Néanmoins, M. Di Pietro suggère que « les accusés ont gagné : le gouvernement, le Parlement et les autres institutions regorgent de personnes croisées dans les tribunaux, aux cours des audiences. Empêcher ceux qui ont eu maille à partir avec la justice d’accéder aux fonctions publiques constituerait l’unique mesure capable d’enrayer cette calamité. Nous en sommes loin ». Le résultat de ce bras de fer entre la magistrature et le monde politique explique peut-être pourquoi, comme son collègue d’Ambrosio, le juge a abandonné la première pour entamer une carrière dans le second. Un chemin également suivi, avec des fortunes diverses, par ses homologues français Halphen, Joly et Jean-Pierre.

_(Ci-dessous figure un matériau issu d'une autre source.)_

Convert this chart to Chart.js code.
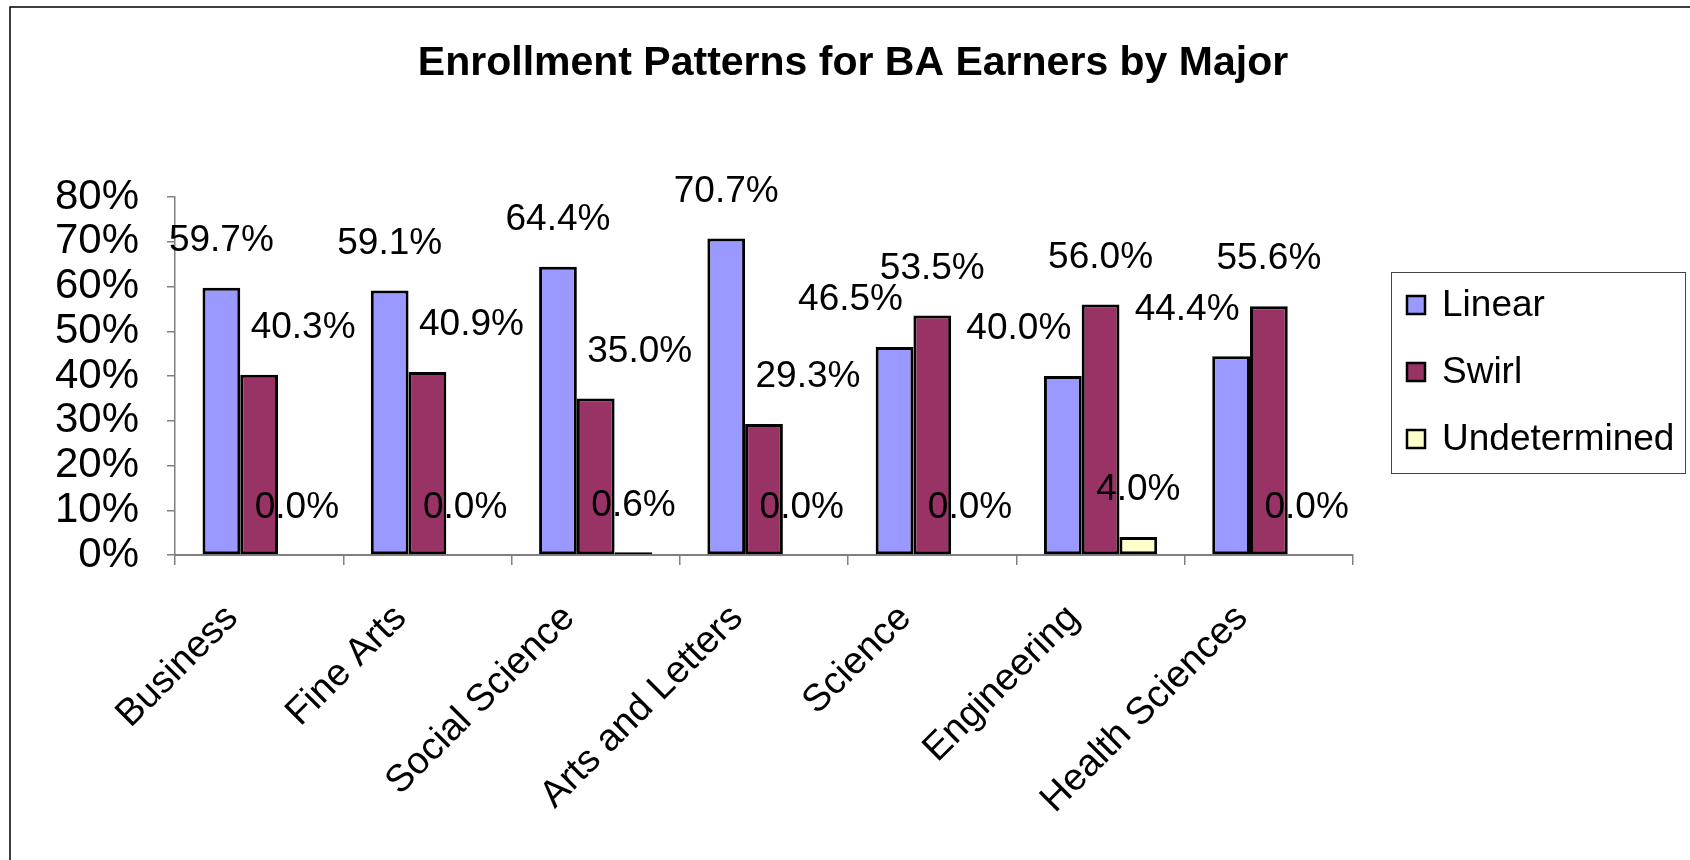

(1) Cf. Gianni Barbacetto, Peter Gomez et Marco Travaglio, Mani pulite. La vera storia, Editori Riuniti, Rome, 2002 ; et Paolo Biondani, Resistere, resistere, resistere, Micromega, Rome, 2002.
(2) Portant respectivement sur le financement occulte du Parti socialiste (PS) et du Rassemblement pour la République (RPR).
(3) Cf. Gianni Barbacetto, Peter Gomez et Marco Travaglio, Mani sporche, Chiarelettere, Milan, 2007.
(4) Romano Prodi (1996-1998 et 2006-2008), Massimo D’Alema (1998-1999 et 1999-2000), Giuliano Amato (2000-2001).
(5) 1994-1995, 2001-2005, 2005-2006 et de 2008 jusqu’à présent.
(6) Promulguée le 7 avril 2010, la loi sur l’« empêchement légitime » dispense M. Berlusconi et ses ministres de se présenter aux procès.
(8) Piercamillo Davigo et Grazia Mannozzi, La Corruzione in Italia, Laterza, Rome-Bari, 2007.
(9) La Repubblica, Rome, 25 octobre 2009.
(10) Gianni Barbacetto, Peter Gomez et Marco Travaglio dans Mani sporche, op. cit.